I haven't posted at all lately because my computer (laptop) was stolen out of my car. Why was is there that night? I don'y know, it shouldn't have been. It should have been at home, I should have been at home.
I have sooooo much I want to say, I feel like my head is exploding. I'm so used to blogging as an outlet and I just don't have that right now. I need to figure out a way to get a new comp, or use the town library in the meantime.
life sucks right now. I totally relapsed. I've gone off the deep end, I've been doing crazy shit that I didn't even do ever before when I was at my very worst using drugs back in the day. I've been "clean" for so long. I used qouatation marks because I've only been really clean from opiates and hard drugs. I still smoke weed and take my meds, which are certainly drugs. I just don't believe how fast and crazy shit like this can happen.

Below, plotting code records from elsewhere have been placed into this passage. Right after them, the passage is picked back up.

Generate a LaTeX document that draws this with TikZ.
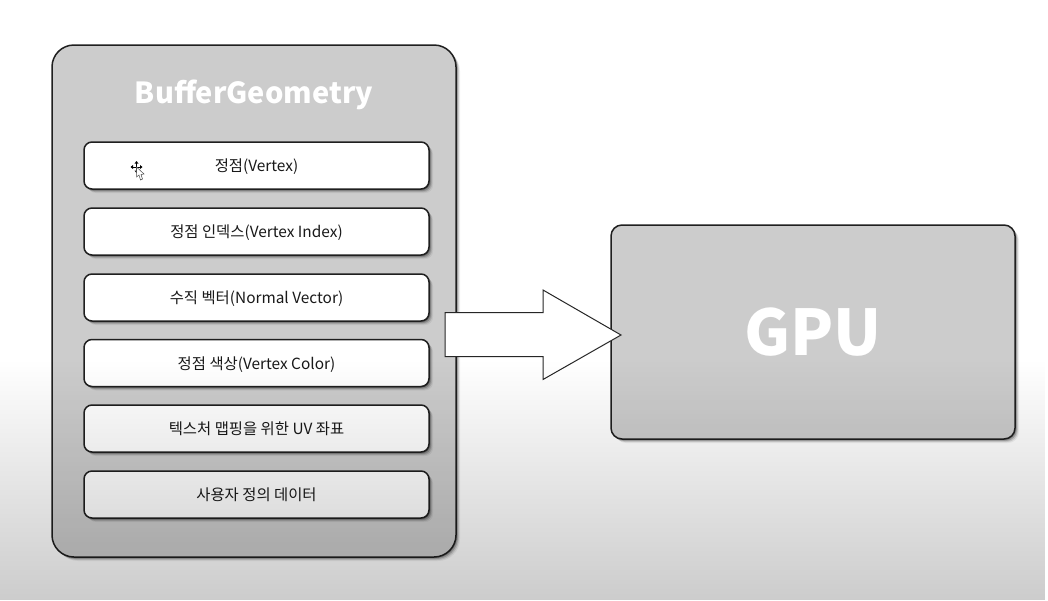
\documentclass[tikz,border=0pt]{standalone}
\usepackage{fontspec}
\setmainfont{Noto Sans CJK KR}
\usetikzlibrary{shadows,fadings,calc}
\tikzfading[name=lowerfade, top color=transparent!100, bottom color=transparent!80]
\tikzset{
  softshadow/.style={
    general shadow={shadow xshift=1pt,shadow yshift=-1pt,opacity=.25,fill=black},
    general shadow={shadow xshift=2pt,shadow yshift=-2pt,opacity=.20,fill=black},
    general shadow={shadow xshift=3pt,shadow yshift=-3pt,opacity=.12,fill=black},
    general shadow={shadow xshift=4pt,shadow yshift=-4pt,opacity=.06,fill=black}},
  panel/.style={draw=black!88,line width=1.5pt,fill=black!20,softshadow,inner sep=0pt,outer sep=0pt,anchor=north west},
  outerbox/.style={panel,rounded corners=22pt,minimum width=404pt,minimum height=512pt},
  gpubox/.style={panel,rounded corners=11pt,minimum width=404pt,minimum height=214pt,text=white,font=\fontsize{63pt}{70pt}\selectfont\bfseries},
  itembox/.style={panel,fill=white,rounded corners=8pt,minimum width=345pt,minimum height=47pt,text=black!90,text height=16pt,text depth=4pt,font=\fontsize{15.4pt}{18pt}\selectfont},
  titletext/.style={text=white,font=\fontsize{29pt}{34pt}\selectfont\bfseries,inner sep=0pt},
  blockarrow/.style={draw=black!85,line width=1pt,fill=white,line join=miter},
}
\begin{document}
\begin{tikzpicture}[x=1pt,y=-1pt]
\useasboundingbox (0,0) rectangle (1048,600);
\fill[white] (0,0) rectangle (1048,600);
\node[outerbox] (buffer) at (52,45) {};
\node[titletext] (title) at (254,94.5) {BufferGeometry};
\node[itembox] (i1) at (84,142) {정점(Vertex)};
\node[itembox] (i2) at (84,208) {정점 인덱스(Vertex Index)};
\node[itembox] (i3) at (84,274) {수직 벡터(Normal Vector)};
\node[itembox] (i4) at (84,339.5) {정점 색상(Vertex Color)};
\node[itembox] (i5) at (84,405) {텍스처 맵핑을 위한 UV 좌표};
\node[itembox] (i6) at (84,471) {사용자 정의 데이터};
\node[gpubox] (gpu) at (611,225) {GPU};
\coordinate (tip) at (621,335);
\draw[blockarrow] (445,312.5) -- (543,312.5) -- (543,290) -- (tip) -- (543,379.5) -- (543,356.5) -- (445,356.5) -- cycle;
% cursor
\begin{scope}[shift={(136.5,167)}]
\fill[black] (-6,0) -- (-3.5,-2) -- (-3.5,2) -- cycle (6,0) -- (3.5,-2) -- (3.5,2) -- cycle
  (0,-6) -- (-2,-3.5) -- (2,-3.5) -- cycle (0,6) -- (-2,3.5) -- (2,3.5) -- cycle;
\draw[black,line width=.8pt] (-4,0) -- (4,0) (0,-4) -- (0,4);
\draw[black!70,fill=white,line width=.5pt] (0,0) -- (0,10) -- (2.5,8) -- (4,13) -- (6,12) -- (4.5,7.5) -- (7.5,7) -- cycle;
\end{scope}
\fill[black,path fading=lowerfade] (0,360) rectangle (1048,600);
\end{tikzpicture}
\end{document}
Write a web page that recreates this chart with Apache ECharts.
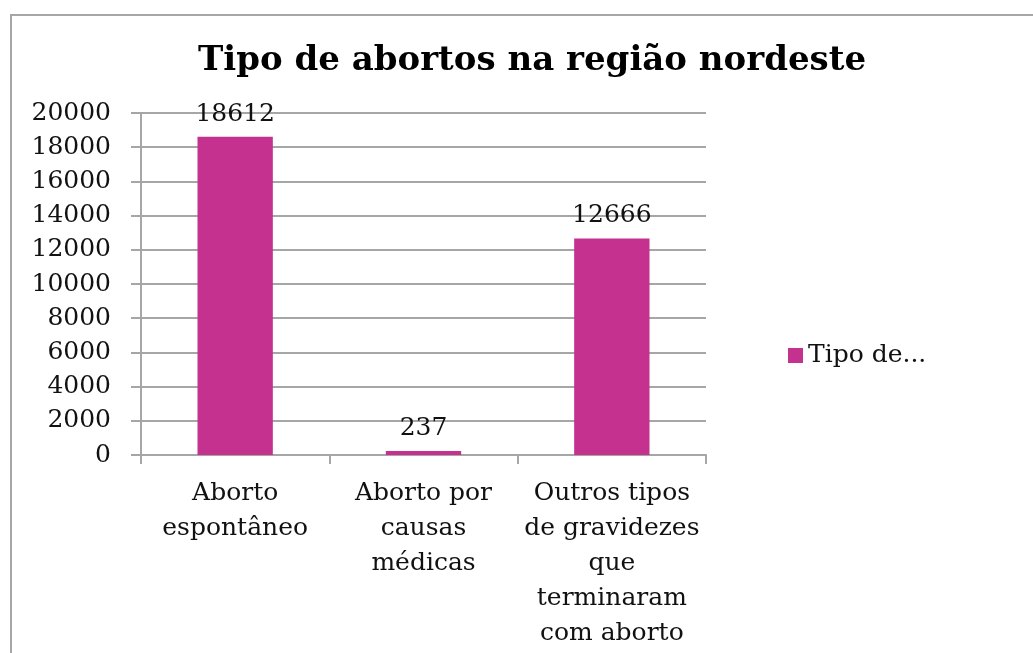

It all started because I went to Worcester, Mass to try to meet up with my sister to get some xanax or klonopins or something cuz I was all out. But pretty much everything that could possibly go wrong did just that. My phone died, and I had no charger so I couldn't call my sister and the show seemed like it had already started by the time I got there, and shakedown (the area where people sell anything from crystals to stickers to heroin, usually). But this shakedown sucked. And by the time I was there, it was all over. My mind was working all on it's own. My feet took themselves to the exact place I knew I needed to be even though I'd never copped in Worcester before, it was as if I knew my way around already. Within minutes of showing up at the spot, I found myself being carried along by a huge man. I wasn't really paying attention to him, I just wanted to score. He smelled clean and I wasn't getting a bad vibe about him. So He found me what I wanted and a clean needle and he brought me to a quiet hallway where I could boot up.
I don't look at people very closely when meeting them. I go more on feeling. Can I feel like this is a good person. And I just felt safe with him. WE did our shit and then we were just sitting there talking. And he must be very insecure beuase he asked me if he was handsome. And I honestly hadn't really looked at him until he said that directly, so I had to look at him closely now. I wanted to know now, was he handsome. A lot of the kids I've always copped from have been good looking but there are always nso young and hardly speak english, I've just never hit it off with a street dealer before. But here I am lookinh at him, finally, and he is not just handsome, he's magneticaaly beautiful. He draws you in with a look. I never should have looked. I wish I'd never met this torturous male siren, with the fullest lips and humungous brown eyes. And because we both were high I don't rememenber the specifics of how I ended up straddling him (clothes on, thank you very much) But he must have said something to get me there because I'm very shy and insecure and I never would have approaced such beauty without an invitation.
I have to go, this is my brother's computer and I need to get going. More later, because the story nis not even close to over. My heart is breaking, and I know he wants me too but I don't know if he knows what to make of me, we are so different.